> _Set exercise_
Locate all lines in the data below that hold "this" and show them.

......

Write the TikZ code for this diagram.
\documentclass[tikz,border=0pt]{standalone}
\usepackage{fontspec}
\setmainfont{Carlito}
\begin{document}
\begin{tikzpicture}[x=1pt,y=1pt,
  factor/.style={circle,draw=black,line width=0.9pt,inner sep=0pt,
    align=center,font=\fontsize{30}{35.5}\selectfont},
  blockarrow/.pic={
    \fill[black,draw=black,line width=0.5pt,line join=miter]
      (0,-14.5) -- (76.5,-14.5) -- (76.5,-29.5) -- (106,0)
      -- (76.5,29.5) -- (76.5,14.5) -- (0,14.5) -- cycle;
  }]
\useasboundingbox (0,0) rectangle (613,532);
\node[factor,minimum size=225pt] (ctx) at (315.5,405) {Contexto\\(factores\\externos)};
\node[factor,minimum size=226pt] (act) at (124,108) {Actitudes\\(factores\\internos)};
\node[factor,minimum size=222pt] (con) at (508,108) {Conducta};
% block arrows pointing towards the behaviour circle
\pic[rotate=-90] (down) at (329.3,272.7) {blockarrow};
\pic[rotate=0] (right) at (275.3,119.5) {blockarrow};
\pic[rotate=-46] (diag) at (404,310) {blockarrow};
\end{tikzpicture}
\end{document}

......

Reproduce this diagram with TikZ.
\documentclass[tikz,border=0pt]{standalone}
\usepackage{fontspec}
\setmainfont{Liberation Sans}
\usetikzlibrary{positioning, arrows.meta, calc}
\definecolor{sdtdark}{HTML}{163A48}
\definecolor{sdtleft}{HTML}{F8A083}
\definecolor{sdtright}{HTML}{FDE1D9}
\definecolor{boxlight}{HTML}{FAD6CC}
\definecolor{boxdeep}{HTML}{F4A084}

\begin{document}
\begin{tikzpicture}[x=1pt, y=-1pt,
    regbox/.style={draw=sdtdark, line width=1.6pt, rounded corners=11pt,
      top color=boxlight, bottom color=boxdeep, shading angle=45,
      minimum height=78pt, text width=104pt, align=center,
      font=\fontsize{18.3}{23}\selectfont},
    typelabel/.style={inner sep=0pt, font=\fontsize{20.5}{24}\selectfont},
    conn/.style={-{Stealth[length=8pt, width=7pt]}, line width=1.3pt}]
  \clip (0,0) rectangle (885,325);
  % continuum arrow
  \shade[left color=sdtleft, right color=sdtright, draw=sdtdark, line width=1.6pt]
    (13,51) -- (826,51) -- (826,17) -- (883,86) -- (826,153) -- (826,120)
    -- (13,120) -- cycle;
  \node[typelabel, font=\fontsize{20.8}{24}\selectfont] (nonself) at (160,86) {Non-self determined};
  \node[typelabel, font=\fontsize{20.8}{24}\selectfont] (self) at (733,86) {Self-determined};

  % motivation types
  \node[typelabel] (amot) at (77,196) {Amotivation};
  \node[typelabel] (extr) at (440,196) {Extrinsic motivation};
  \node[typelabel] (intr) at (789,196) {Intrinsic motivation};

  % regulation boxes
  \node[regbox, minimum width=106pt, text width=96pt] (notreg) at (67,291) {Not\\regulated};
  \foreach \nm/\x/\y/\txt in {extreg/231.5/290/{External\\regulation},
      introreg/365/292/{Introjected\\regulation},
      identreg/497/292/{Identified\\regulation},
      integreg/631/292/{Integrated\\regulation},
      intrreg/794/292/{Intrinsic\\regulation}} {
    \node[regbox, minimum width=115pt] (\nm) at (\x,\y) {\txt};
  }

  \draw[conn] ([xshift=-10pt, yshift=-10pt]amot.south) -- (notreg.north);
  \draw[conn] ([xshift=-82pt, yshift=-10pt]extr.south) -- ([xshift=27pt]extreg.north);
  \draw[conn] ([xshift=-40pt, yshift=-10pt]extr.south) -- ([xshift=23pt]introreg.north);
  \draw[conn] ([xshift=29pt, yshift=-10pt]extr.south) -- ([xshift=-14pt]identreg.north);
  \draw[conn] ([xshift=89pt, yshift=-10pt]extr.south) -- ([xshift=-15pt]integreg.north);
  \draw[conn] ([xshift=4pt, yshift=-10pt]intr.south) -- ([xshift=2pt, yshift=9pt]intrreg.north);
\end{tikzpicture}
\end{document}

......

> _Result below_
Write the TikZ code for this diagram.
Reproduce this diagram with TikZ.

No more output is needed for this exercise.